So yesterday in lecture one of my professors gave a proof that if $f:[a,b]\to\mathbb{R}$ with $f(0)=0,$ then for all $\epsilon>0$ there exists a polynomial $p$ such that $p(0)=0$ and $\|f-p\|_{[a,b]}<\epsilon.$ The proof was rather complicated, and I think I've found a simpler one. Also, it doesn't require $f(0)=0.$ Could anyone verify if its correct? thank you.
$\textbf{Proof:}$
By Stone-Weierstrass chose polynomials $p_n$ such that $p_n\to f$ uniformly.
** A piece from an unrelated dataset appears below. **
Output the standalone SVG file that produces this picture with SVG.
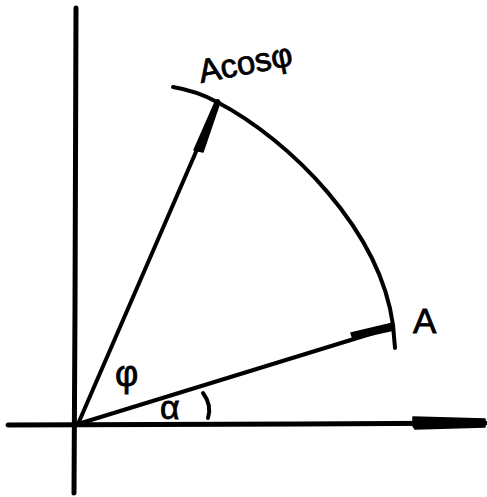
<svg xmlns="http://www.w3.org/2000/svg" width="487" height="497" viewBox="0 0 487 497">
<style>
.ln{fill:none;stroke:#000;stroke-linecap:round;stroke-linejoin:round}
.ax{stroke-width:5}
.vec{stroke-width:4}
.fill{fill:#000;stroke:#000;stroke-width:1.5;stroke-linejoin:round}
.lbl{font-family:"Liberation Sans","DejaVu Sans",sans-serif;fill:#000;stroke:#000;stroke-width:0.8}
</style>
<rect width="487" height="497" fill="#fff"/>
<g id="axes">
<path class="ln ax" d="M76,8 L75,310 L74,493"/>
<path class="ln ax" d="M8,425 L300,424 L485,423"/>
<polygon class="fill" points="413,417 485,419 485,427 415,429 413,426"/>
</g>
<g id="connectors">
<path id="vec-acos" class="ln vec" d="M78,424 L218,101"/>
<polygon class="fill" points="194,150 203,152 220,102 216,100"/>
<path id="vec-a" class="ln vec" d="M78,424 L393,327"/>
<polygon class="fill" points="351,333 393,323 394,330 353,339"/>
<path id="arc" class="ln vec" d="M173,87 Q197,91 217,102 C290,140 380,230 393,325 L395,348"/>
<path id="alpha-arc" class="ln vec" d="M203,393 Q212,405 208,418"/>
</g>
<g id="label-A"><text class="lbl" x="413" y="333" font-size="35">A</text></g>
<g id="label-Acos"><text class="lbl" x="201" y="83" font-size="33" transform="rotate(-11 201 83)">Acosφ</text></g>
<g id="label-phi"><text class="lbl" x="115" y="386" font-size="36">φ</text></g>
<g id="label-alpha"><text class="lbl" x="160" y="419" font-size="34">α</text></g>
</svg>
Then we consider $p_n+(f(0)-p_n(0)).$ Let $\epsilon\geq0$ and choose $N$ large so that for all $n\geq N$ we have $\|p_n-f\|_{[a,b]}<\epsilon/2.$ It follows that $$\|f-(p_n+(f(0)-p_n(0)))\|_{[a,b]}\leq\|f-p_n\|_{[a,b]}+\|f(0)-p_n(0)\|_{[a,b]}$$ $$<\epsilon/2+\epsilon/2=\epsilon.$$ Thus $p_n+(f(0)-p_n(0))\to f$ uniformly, and $$[p_n+(f(0)-p_n(0))](0)=f(0).$$ This completes the proof. $\blacksquare$
To add, we could generalized if we replaced $(f(0)-p_n(0))$ by $$\sum_{i=1}^n(f(x_i)-p_n(x_i))\ell_i,$$ where $x_1,...,x_n$ are a set of nodes, and $\ell_i$ are Lagrange Basis Polynomials.